The five revising and editing skills
Each skill is a kind of improvement you make to a draft.
- Revising for clarity and organization. Improving focus, development, and organization, choosing transitions, ordering ideas, and cutting irrelevant material. See revising for clarity and organization.
- Editing for grammar and usage. Fixing agreement, tense, pronoun, and modifier errors. See editing for grammar and usage.
- Sentence boundaries and combining. Fixing comma splices, run-ons, and fragments, and combining choppy sentences. See sentence boundaries and combining.
- Word choice and precision. Choosing precise words, cutting wordiness, and matching tone and connotation. See word choice and precision.
- Revising and editing item types. Reading the item formats and telling a revising question from an editing question. See revising and editing item types.
The thread through every skill: revising versus editing, and twice scored
Two ideas tie the area together. The first is the revising-versus-editing distinction: revising improves content and clarity, editing fixes mechanics, and reading the question stem tells you which improvement a question wants. The second is twice scored: these are the same skills the writing rubrics reward, focus and organization in written expression, conventions in the Knowledge of Language and Conventions dimension, so practicing them lifts your own writing too. Revising shapes meaning, editing fixes correctness, and both feed the rubric.
How the revising and editing skills are tested
- Best-revision multiple choice: which change most improves the paragraph (a transition, a deletion, a reorder, a correction).
- Underlined-portion items: judge whether the underlined words have an error and choose the best correction, or "NO CHANGE."
- Technology-enhanced items: drag-and-drop a sentence into place, or hot-text the part to change or the sentence that does not belong.

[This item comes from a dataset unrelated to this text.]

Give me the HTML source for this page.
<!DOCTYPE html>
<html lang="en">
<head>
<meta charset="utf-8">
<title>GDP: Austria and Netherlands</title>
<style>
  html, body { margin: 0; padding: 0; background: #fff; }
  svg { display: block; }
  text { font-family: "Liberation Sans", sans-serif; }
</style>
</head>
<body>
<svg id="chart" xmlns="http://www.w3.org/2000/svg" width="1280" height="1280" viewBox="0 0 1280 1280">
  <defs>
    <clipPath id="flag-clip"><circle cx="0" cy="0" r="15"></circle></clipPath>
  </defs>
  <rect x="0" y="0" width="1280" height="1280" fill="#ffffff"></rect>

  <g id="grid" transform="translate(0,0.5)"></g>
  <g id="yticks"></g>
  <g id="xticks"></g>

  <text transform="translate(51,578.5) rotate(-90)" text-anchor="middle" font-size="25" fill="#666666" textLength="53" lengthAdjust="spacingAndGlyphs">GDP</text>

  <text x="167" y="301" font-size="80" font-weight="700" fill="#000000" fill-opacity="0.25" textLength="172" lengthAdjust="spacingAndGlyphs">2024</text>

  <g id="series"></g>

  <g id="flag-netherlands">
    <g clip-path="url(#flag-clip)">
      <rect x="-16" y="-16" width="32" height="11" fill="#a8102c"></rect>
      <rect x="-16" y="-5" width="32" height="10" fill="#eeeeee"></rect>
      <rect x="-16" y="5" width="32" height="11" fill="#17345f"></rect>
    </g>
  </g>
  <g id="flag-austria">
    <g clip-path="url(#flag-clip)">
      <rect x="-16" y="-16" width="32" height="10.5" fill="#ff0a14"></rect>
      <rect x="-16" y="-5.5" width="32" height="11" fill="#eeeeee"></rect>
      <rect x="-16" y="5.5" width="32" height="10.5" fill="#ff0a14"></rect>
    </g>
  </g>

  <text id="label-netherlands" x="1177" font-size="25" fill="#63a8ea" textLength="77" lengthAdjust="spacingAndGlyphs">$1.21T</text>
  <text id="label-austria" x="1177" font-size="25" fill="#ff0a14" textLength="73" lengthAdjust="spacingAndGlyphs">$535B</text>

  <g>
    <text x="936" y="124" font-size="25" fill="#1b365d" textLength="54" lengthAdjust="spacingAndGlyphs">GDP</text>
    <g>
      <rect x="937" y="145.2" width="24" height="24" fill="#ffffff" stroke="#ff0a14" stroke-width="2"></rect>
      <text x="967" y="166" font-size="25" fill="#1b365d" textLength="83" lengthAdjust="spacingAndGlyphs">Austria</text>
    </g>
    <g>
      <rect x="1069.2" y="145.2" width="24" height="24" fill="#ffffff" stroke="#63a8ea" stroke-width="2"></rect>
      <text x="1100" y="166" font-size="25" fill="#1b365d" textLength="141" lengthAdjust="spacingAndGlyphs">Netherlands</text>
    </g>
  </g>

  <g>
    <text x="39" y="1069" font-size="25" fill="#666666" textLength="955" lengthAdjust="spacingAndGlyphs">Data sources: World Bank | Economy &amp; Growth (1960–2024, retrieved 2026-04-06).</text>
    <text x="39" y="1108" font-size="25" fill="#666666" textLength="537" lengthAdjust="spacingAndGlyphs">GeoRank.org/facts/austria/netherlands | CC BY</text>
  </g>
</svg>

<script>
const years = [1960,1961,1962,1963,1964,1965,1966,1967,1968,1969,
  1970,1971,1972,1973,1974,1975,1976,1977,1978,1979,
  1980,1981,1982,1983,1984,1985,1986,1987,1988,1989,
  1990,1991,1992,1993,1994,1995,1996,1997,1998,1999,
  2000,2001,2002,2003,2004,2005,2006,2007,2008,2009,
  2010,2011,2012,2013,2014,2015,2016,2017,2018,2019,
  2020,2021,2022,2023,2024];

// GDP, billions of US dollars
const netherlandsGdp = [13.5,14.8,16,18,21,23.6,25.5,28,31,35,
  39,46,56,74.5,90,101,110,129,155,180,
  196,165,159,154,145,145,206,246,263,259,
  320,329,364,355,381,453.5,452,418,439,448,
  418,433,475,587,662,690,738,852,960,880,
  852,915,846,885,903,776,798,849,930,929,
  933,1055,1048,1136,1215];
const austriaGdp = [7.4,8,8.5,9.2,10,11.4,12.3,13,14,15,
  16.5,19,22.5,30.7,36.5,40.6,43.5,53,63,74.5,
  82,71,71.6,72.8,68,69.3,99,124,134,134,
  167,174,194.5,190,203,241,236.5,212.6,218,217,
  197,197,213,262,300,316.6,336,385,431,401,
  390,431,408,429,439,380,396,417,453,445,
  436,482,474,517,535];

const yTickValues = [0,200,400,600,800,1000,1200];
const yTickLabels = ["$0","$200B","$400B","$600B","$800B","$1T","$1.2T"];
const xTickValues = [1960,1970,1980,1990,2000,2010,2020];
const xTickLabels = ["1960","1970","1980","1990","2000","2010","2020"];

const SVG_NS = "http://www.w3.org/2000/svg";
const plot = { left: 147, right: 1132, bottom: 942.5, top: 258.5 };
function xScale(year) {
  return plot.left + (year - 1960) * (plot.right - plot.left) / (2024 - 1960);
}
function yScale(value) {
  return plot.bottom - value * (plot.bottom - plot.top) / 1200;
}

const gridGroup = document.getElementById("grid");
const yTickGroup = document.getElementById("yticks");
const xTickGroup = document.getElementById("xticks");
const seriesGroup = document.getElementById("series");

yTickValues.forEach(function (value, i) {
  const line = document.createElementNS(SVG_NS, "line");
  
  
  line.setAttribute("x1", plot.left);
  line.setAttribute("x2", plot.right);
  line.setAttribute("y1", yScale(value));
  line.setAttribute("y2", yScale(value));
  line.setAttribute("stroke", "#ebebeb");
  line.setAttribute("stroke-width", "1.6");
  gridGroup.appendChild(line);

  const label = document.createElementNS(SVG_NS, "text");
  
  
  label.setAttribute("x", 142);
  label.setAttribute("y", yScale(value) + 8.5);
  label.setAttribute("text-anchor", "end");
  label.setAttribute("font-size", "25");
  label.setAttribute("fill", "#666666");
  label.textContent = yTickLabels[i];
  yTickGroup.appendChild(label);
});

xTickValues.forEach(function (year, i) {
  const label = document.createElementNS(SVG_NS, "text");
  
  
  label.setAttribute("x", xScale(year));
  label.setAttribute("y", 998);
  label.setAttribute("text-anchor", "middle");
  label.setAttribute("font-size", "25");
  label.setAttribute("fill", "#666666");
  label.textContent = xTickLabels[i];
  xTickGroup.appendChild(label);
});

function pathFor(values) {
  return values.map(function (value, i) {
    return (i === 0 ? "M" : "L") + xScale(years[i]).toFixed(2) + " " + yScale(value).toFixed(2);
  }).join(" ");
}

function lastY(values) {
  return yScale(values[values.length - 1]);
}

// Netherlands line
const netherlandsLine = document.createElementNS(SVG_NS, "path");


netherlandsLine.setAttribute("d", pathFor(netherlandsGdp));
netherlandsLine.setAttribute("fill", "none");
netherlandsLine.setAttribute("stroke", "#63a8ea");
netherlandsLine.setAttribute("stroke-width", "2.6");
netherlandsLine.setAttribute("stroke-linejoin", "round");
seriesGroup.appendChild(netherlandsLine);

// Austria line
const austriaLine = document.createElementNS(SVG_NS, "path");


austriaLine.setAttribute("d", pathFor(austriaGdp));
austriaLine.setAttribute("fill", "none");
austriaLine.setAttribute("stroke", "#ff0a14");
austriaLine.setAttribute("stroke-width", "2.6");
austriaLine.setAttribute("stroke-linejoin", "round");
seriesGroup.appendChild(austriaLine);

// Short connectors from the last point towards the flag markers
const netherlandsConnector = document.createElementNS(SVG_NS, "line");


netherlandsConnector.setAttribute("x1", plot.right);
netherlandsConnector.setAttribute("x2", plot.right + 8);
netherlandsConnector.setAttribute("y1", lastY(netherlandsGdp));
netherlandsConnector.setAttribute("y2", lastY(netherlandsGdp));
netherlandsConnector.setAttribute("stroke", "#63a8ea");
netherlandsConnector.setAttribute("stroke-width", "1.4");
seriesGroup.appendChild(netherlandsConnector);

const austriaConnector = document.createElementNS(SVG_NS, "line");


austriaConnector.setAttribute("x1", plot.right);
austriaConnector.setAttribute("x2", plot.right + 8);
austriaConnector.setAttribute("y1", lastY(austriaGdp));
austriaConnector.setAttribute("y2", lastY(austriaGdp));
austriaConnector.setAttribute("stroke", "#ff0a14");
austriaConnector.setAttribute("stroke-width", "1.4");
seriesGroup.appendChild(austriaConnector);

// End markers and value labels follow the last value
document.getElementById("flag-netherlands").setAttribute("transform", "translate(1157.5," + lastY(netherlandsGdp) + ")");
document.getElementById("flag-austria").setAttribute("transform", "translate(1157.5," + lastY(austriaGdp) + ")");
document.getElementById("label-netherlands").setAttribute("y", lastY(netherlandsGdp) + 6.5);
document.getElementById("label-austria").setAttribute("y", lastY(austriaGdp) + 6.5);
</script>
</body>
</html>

- The writing rubrics: the same focus, organization, sentence control, and word choice are scored on every prose response.
How to study revising and editing
- Learn revising versus editing. Read the question stem to tell which improvement a question wants.
- Drill the high-frequency conventions. Agreement (including indefinite pronouns), tense, modifiers, and sentence boundaries.
- Practice combining and precision. Merge choppy sentences and choose exact, concise words.
- Be ready for NO CHANGE. Sometimes the underlined portion is already correct.
- Build a proofreading pass. Apply the same checks to your own prose responses to protect the conventions score.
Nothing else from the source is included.